> _Your instructions_:
Without the images, write out the whole listing exactly.

---*---

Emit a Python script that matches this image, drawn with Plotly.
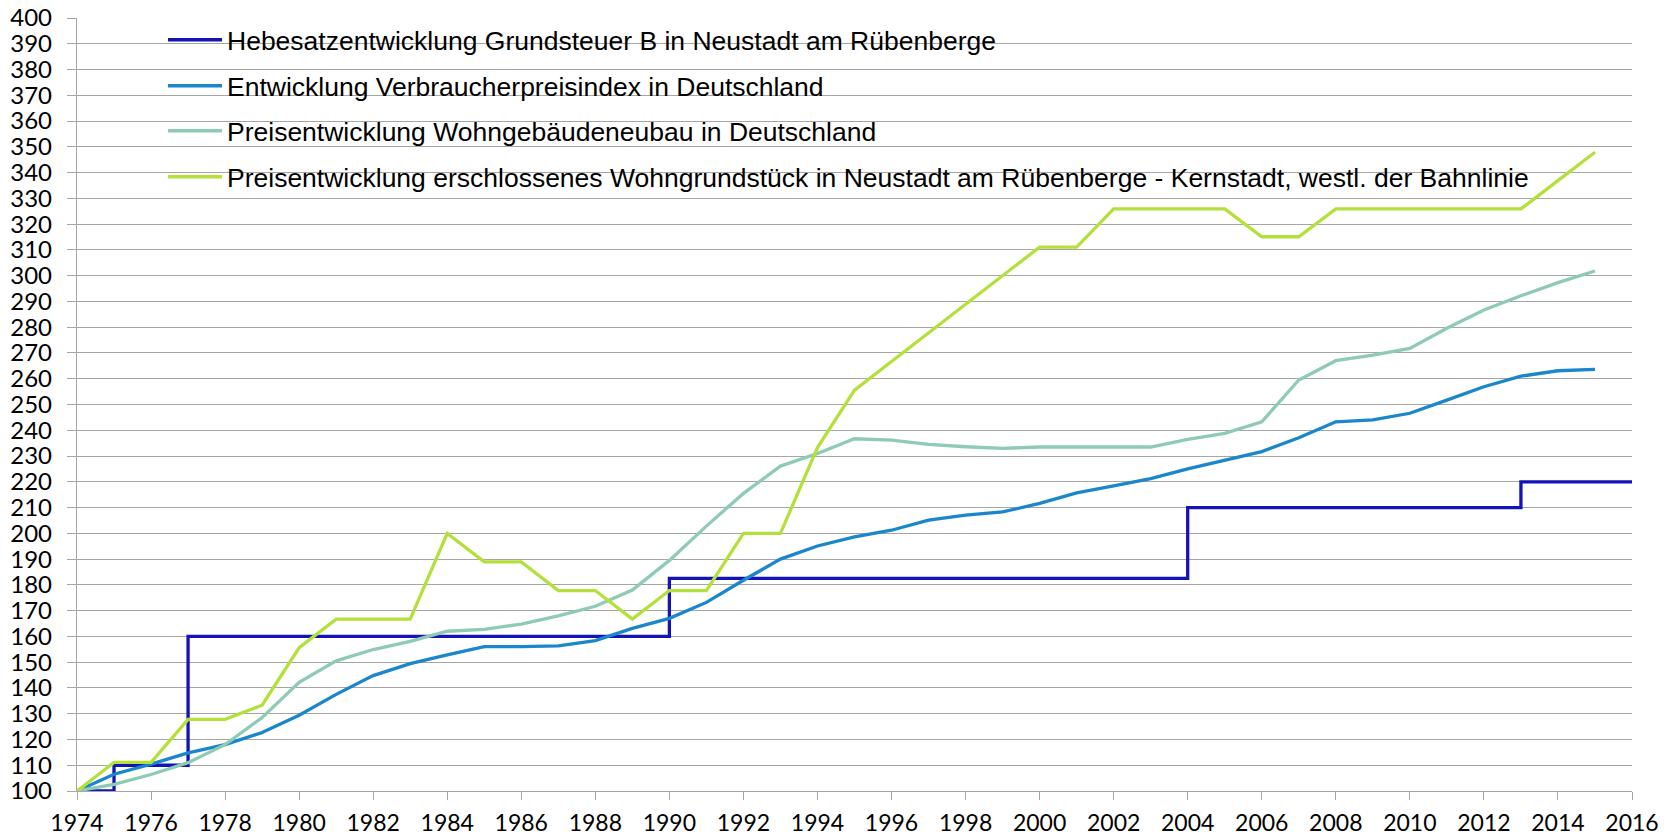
import plotly.graph_objects as go

years = list(range(1974, 2016))

hebesatz_years = [1974, 1975, 1977, 1990, 2004, 2013, 2016]
hebesatz = [100, 110, 160, 182.5, 210, 220, 220]

vpi = [100, 106.5, 110.4, 114.8, 118, 122.7, 129.4, 137.5, 144.8, 149.4,
       152.8, 156, 156, 156.3, 158.4, 163.1, 167, 173.2, 181.8, 190,
       195.1, 198.6, 201.2, 205.1, 207.1, 208.3, 211.6, 215.7, 218.4, 221.2,
       225, 228.4, 231.7, 237.1, 243.3, 244, 246.6, 251.7, 256.9, 261,
       263.1, 263.6]

wohnbau = [100, 102.6, 106.4, 111, 118, 128.5, 142.2, 150.5, 154.9, 158.1,
           162, 162.7, 164.8, 168, 171.7, 178, 189.5, 202.8, 215.5, 226.1,
           231, 236.7, 236.2, 234.5, 233.6, 233, 233.5, 233.5, 233.5, 233.5,
           236.5, 238.8, 243.3, 259.5, 267, 269.2, 271.8, 279.6, 286.7, 292.2,
           297.3, 301.8]

grundstueck = [100, 111.1, 111.1, 127.8, 127.8, 133.3, 155.6, 166.7, 166.7, 166.7,
               200, 188.9, 188.9, 177.8, 177.8, 166.7, 177.8, 177.8, 200, 200,
               233.3, 255.6, 266.7, 277.8, 288.9, 300, 311.1, 311.1, 325.9, 325.9,
               325.9, 325.9, 315.1, 315.1, 325.9, 325.9, 325.9, 325.9, 325.9, 325.9,
               336.9, 347.9]

names = [
    "Hebesatzentwicklung Grundsteuer B in Neustadt am Rübenberge",
    "Entwicklung Verbraucherpreisindex in Deutschland",
    "Preisentwicklung Wohngebäudeneubau in Deutschland",
    "Preisentwicklung erschlossenes Wohngrundstück in Neustadt am Rübenberge - Kernstadt, westl. der Bahnlinie",
]
colors = ["#1414b6", "#1a86cc", "#8ecbb5", "#b5e03c"]

W, H = 1675, 836
ML, MR, MT, MB = 77, 43, 18, 45
PW, PH = W - ML - MR, H - MT - MB

fig = go.Figure()
fig.add_trace(go.Scatter(x=hebesatz_years, y=hebesatz, mode="lines", name=names[0],
                         line=dict(color=colors[0], width=3.3, shape="hv"), legend="legend"))
fig.add_trace(go.Scatter(x=years, y=vpi, mode="lines", name=names[1],
                         line=dict(color=colors[1], width=3.3), legend="legend2"))
fig.add_trace(go.Scatter(x=years, y=wohnbau, mode="lines", name=names[2],
                         line=dict(color=colors[2], width=3.3), legend="legend3"))
fig.add_trace(go.Scatter(x=years, y=grundstueck, mode="lines", name=names[3],
                         line=dict(color=colors[3], width=3.3), legend="legend4"))

legend_font = dict(family="Liberation Sans, Arial", size=26.5, color="#000000")
row_px = [40, 86, 131, 177]
leg_x = (163 - ML) / PW

def leg(ypx):
    return dict(x=leg_x, y=(H - MB - ypx) / PH, xanchor="left", yanchor="middle",
                bgcolor="rgba(0,0,0,0)", borderwidth=0, font=legend_font,
                itemwidth=54, tracegroupgap=0)

fig.update_layout(
    width=W, height=H, autosize=False,
    margin=dict(l=ML, r=MR, t=MT, b=MB, pad=0, autoexpand=False),
    paper_bgcolor="white", plot_bgcolor="white",
    showlegend=True,
    legend=leg(row_px[0]), legend2=leg(row_px[1]),
    legend3=leg(row_px[2]), legend4=leg(row_px[3]),
    xaxis=dict(range=[1974, 2016], tickmode="linear", tick0=1974, dtick=2,
               showgrid=False, zeroline=False, showline=True,
               linecolor="#a6a6a6", linewidth=1.3,
               ticks="outside", ticklen=8, tickcolor="#a6a6a6", tickwidth=1.3,
               ticklabelstandoff=3,
               tickfont=dict(family="Lato", size=23, color="#000000")),
    yaxis=dict(range=[100, 400], tickmode="linear", tick0=100, dtick=10,
               showgrid=True, gridcolor="#a6a6a6", gridwidth=1.3,
               zeroline=False, showline=True, linecolor="#a6a6a6", linewidth=1.3,
               ticks="outside", ticklen=9, tickcolor="#a6a6a6", tickwidth=1.3,
               ticklabelstandoff=10,
               tickfont=dict(family="Lato", size=24, color="#000000")),
)

fig.write_html("out.html", config={"displayModeBar": False},
               post_script="document.body.style.margin='0';document.body.style.overflow='hidden';")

---*---

> _Response to this exercise_:
Emit a Python script that matches this image, drawn with Plotly.
import plotly.graph_objects as go

years = list(range(1974, 2016))

hebesatz_years = [1974, 1975, 1977, 1990, 2004, 2013, 2016]
hebesatz = [100, 110, 160, 182.5, 210, 220, 220]

vpi = [100, 106.5, 110.4, 114.8, 118, 122.7, 129.4, 137.5, 144.8, 149.4,
       152.8, 156, 156, 156.3, 158.4, 163.1, 167, 173.2, 181.8, 190,
       195.1, 198.6, 201.2, 205.1, 207.1, 208.3, 211.6, 215.7, 218.4, 221.2,
       225, 228.4, 231.7, 237.1, 243.3, 244, 246.6, 251.7, 256.9, 261,
       263.1, 263.6]

wohnbau = [100, 102.6, 106.4, 111, 118, 128.5, 142.2, 150.5, 154.9, 158.1,
           162, 162.7, 164.8, 168, 171.7, 178, 189.5, 202.8, 215.5, 226.1,
           231, 236.7, 236.2, 234.5, 233.6, 233, 233.5, 233.5, 233.5, 233.5,
           236.5, 238.8, 243.3, 259.5, 267, 269.2, 271.8, 279.6, 286.7, 292.2,
           297.3, 301.8]

grundstueck = [100, 111.1, 111.1, 127.8, 127.8, 133.3, 155.6, 166.7, 166.7, 166.7,
               200, 188.9, 188.9, 177.8, 177.8, 166.7, 177.8, 177.8, 200, 200,
               233.3, 255.6, 266.7, 277.8, 288.9, 300, 311.1, 311.1, 325.9, 325.9,
               325.9, 325.9, 315.1, 315.1, 325.9, 325.9, 325.9, 325.9, 325.9, 325.9,
               336.9, 347.9]

names = [
    "Hebesatzentwicklung Grundsteuer B in Neustadt am Rübenberge",
    "Entwicklung Verbraucherpreisindex in Deutschland",
    "Preisentwicklung Wohngebäudeneubau in Deutschland",
    "Preisentwicklung erschlossenes Wohngrundstück in Neustadt am Rübenberge - Kernstadt, westl. der Bahnlinie",
]
colors = ["#1414b6", "#1a86cc", "#8ecbb5", "#b5e03c"]

W, H = 1675, 836
ML, MR, MT, MB = 77, 43, 18, 45
PW, PH = W - ML - MR, H - MT - MB

fig = go.Figure()
fig.add_trace(go.Scatter(x=hebesatz_years, y=hebesatz, mode="lines", name=names[0],
                         line=dict(color=colors[0], width=3.3, shape="hv"), legend="legend"))
fig.add_trace(go.Scatter(x=years, y=vpi, mode="lines", name=names[1],
                         line=dict(color=colors[1], width=3.3), legend="legend2"))
fig.add_trace(go.Scatter(x=years, y=wohnbau, mode="lines", name=names[2],
                         line=dict(color=colors[2], width=3.3), legend="legend3"))
fig.add_trace(go.Scatter(x=years, y=grundstueck, mode="lines", name=names[3],
                         line=dict(color=colors[3], width=3.3), legend="legend4"))

legend_font = dict(family="Liberation Sans, Arial", size=26.5, color="#000000")
row_px = [40, 86, 131, 177]
leg_x = (163 - ML) / PW

def leg(ypx):
    return dict(x=leg_x, y=(H - MB - ypx) / PH, xanchor="left", yanchor="middle",
                bgcolor="rgba(0,0,0,0)", borderwidth=0, font=legend_font,
                itemwidth=54, tracegroupgap=0)

fig.update_layout(
    width=W, height=H, autosize=False,
    margin=dict(l=ML, r=MR, t=MT, b=MB, pad=0, autoexpand=False),
    paper_bgcolor="white", plot_bgcolor="white",
    showlegend=True,
    legend=leg(row_px[0]), legend2=leg(row_px[1]),
    legend3=leg(row_px[2]), legend4=leg(row_px[3]),
    xaxis=dict(range=[1974, 2016], tickmode="linear", tick0=1974, dtick=2,
               showgrid=False, zeroline=False, showline=True,
               linecolor="#a6a6a6", linewidth=1.3,
               ticks="outside", ticklen=8, tickcolor="#a6a6a6", tickwidth=1.3,
               ticklabelstandoff=3,
               tickfont=dict(family="Lato", size=23, color="#000000")),
    yaxis=dict(range=[100, 400], tickmode="linear", tick0=100, dtick=10,
               showgrid=True, gridcolor="#a6a6a6", gridwidth=1.3,
               zeroline=False, showline=True, linecolor="#a6a6a6", linewidth=1.3,
               ticks="outside", ticklen=9, tickcolor="#a6a6a6", tickwidth=1.3,
               ticklabelstandoff=10,
               tickfont=dict(family="Lato", size=24, color="#000000")),
)

fig.write_html("out.html", config={"displayModeBar": False},
               post_script="document.body.style.margin='0';document.body.style.overflow='hidden';")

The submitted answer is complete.